Inflammation – a hot topic
What do you think when you hear the word ‘inflammation’? Redness and heat? The bodily response to injury or infection is aptly named, and it’s currently a hot topic in the world of biomedicine.
That’s because it’s becoming apparent that inappropriate inflammation goes hand in glove with many different medical conditions - some acute like serious complications of infection, and some chronic such as cancer, arthritis, some neurodegenerative diseases and even obesity.
New approaches are now being developed and tested to tone down inflammation that has run amok - and selectively switching off inflammatory triggers that are causing trouble in the body could hold the key to better treatment of many diseases and conditions.
Inflammation wasn’t always so hot, explains SFI-funded researcher Luke O’Neill, professor of biochemistry at Trinity College Dublin.
He describes how for a long time the field of immunology – which looks at how the body fights infection – was focused on how we ‘remember’ diseases we have encountered before, looking at the complex interplay of cell types within the immune system.
In this context, inflammation, with all its increased blood flow, was seen as a means of getting immune cells in place in the body to do their job.
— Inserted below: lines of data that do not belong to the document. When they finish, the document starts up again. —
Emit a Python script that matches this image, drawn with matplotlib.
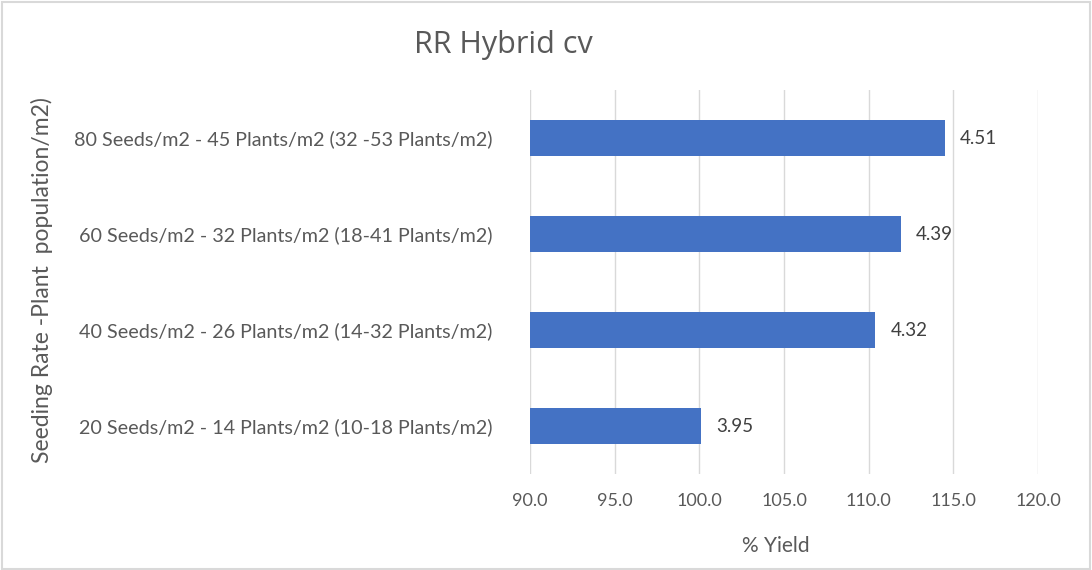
import matplotlib.pyplot as plt
from matplotlib.patches import Rectangle

# datos
categorias = ["20 Seeds/m2 - 14 Plants/m2 (10-18 Plants/m2)",
              "40 Seeds/m2 - 26 Plants/m2 (14-32 Plants/m2)",
              "60 Seeds/m2 - 32 Plants/m2 (18-41 Plants/m2)",
              "80 Seeds/m2 - 45 Plants/m2 (32 -53 Plants/m2)"]
rendimiento = [100.1, 110.4, 111.9, 114.5]
etiquetas = ["3.95", "4.32", "4.39", "4.51"]
ticks_x = [90, 95, 100, 105, 110, 115, 120]

plt.rcParams['font.family'] = ['Lato', 'DejaVu Sans']
gris = "#595959"

fig = plt.figure(figsize=(10.92, 5.70), dpi=100)
ax = fig.add_axes([530/1092, 1-474/570, (1038-530)/1092, (474-90)/570])

ax.barh(range(len(categorias)), [v - 90 for v in rendimiento], left=90,
        height=0.38, color="#4472C4", zorder=3)
for i, (v, t) in enumerate(zip(rendimiento, etiquetas)):
    ax.annotate(t, (v, i), xytext=(11, 0), textcoords="offset points",
                va="center", ha="left", fontsize=13.5, color="#404040")

ax.set_xlim(90, 120)
ax.set_ylim(-0.5, len(categorias) - 0.5)
ax.set_xticks(ticks_x)
ax.set_xticklabels([f"{t:.1f}" for t in ticks_x], fontsize=13, color=gris)
ax.set_yticks(range(len(categorias)))
ax.set_yticklabels(categorias, fontsize=14.2, color=gris)
ax.tick_params(length=0, pad=14)
ax.tick_params(axis="y", pad=27)
ax.grid(axis="x", color="#D9D9D9", linewidth=1, zorder=0)
for s in ax.spines.values():
    s.set_visible(False)

fig.text(776/1092, 1-546/570, "% Yield", ha="center", va="center",
         fontsize=15, color=gris)
fig.text(42/1092, 1-280/570, "Seeding Rate -Plant  population/m2)", rotation=90,
         ha="center", va="center", fontsize=16.5, color=gris)
fig.text(503/1092, 1-45/570, "RR Hybrid cv", ha="center", va="center",
         fontsize=22, color=gris, family=['Open Sans', 'DejaVu Sans'])

fig.patches.append(Rectangle((0.002, 0.002), 0.996, 0.994, transform=fig.transFigure,
                             fill=False, edgecolor="#D9D9D9", linewidth=1.5))

fig.savefig("out.png", dpi=100)
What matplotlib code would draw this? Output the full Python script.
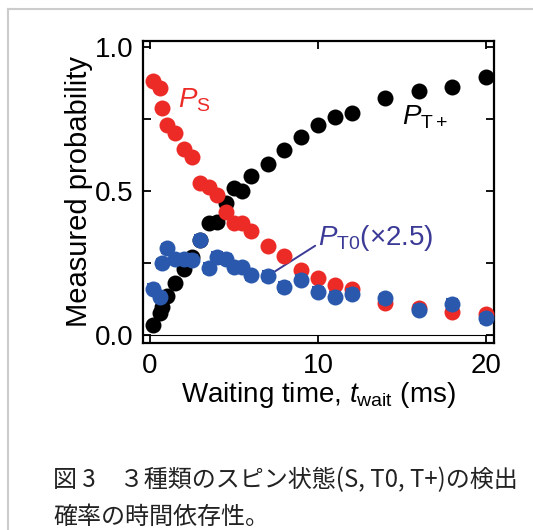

But in the 1980s, discoveries at the molecular level showed that inflammation had more subtle and intriguing roles: inflammatory cells were making molecules to help to activate the cells that help us fight infection, notes Prof O’Neill.
Then in the 1990s, the discovery of biochemical receptors on immune cells called Toll-like receptors (TLRs) shifted the whole field on its axis, he adds.
TLRs have now been identified as a mechanism by which immune cells ‘see’ invaders like bacteria, but they have also been implicated in triggering inappropriate inflammation in a range of medical conditions.
Prof O’Neill was among the first researchers in the world to work on TLRs, and his SFI-funded research led to the formation of a company, Opsona Therapeutics. The spin-out has now developed specific antibodies to switch off troublesome TLRs in the body, particularly homing in on auto-immune conditions like rheumatoid arthritis as well as organ transplantation.
The field has come a long way since Prof. O’Neill came back to Ireland in the 1990s. At that time he found other immunologists here – notably Prof. Kingston Mills and Prof. Cliona O’Farrelly – were working on complementary aspects of the immune system.
Together they started to build up research teams, and the efforts are paying off. Thomson Reuters recently ranked Ireland third in the world for the quality of scientific publications in immunology between January 1999 and October 2009.
“That third in the world statistic is great - it shows that in the area we are successful, we have labs that are punching above their weight internationally,” says Prof. O’Neill.
“And why is that? It’s a bit of a coincidence that several of us came back to Ireland and set up labs and were good in our fields. We happen to be well placed in Ireland to ask the questions and get answers to them, and SFI came along at exactly the right time [early 2000s] for us to realise our ambitions and do the research we wanted to do. Without that money we would have been struggling to get the funds.”
Prof O’Neill also explains that on a wider level, thanks to the advent of molecular techniques and the availability of patient samples, immunology and the control of wayward inflammation have become particularly fertile areas of research.
“There are three big pillars of biomedical research: cancer, neurobiology and immunology,” he says. “In the past 20 years immunology has outstripped the other two, and one of the reasons is that it is more tractable. The major diseases, things like rheumatoid arthritis, diabetes, psoriasis, multiple sclerosis, there is no question about this but we are all convinced these diseases are really tractable now. If you go forward five or 10 years we can be confident that there will be major treatments for those diseases.”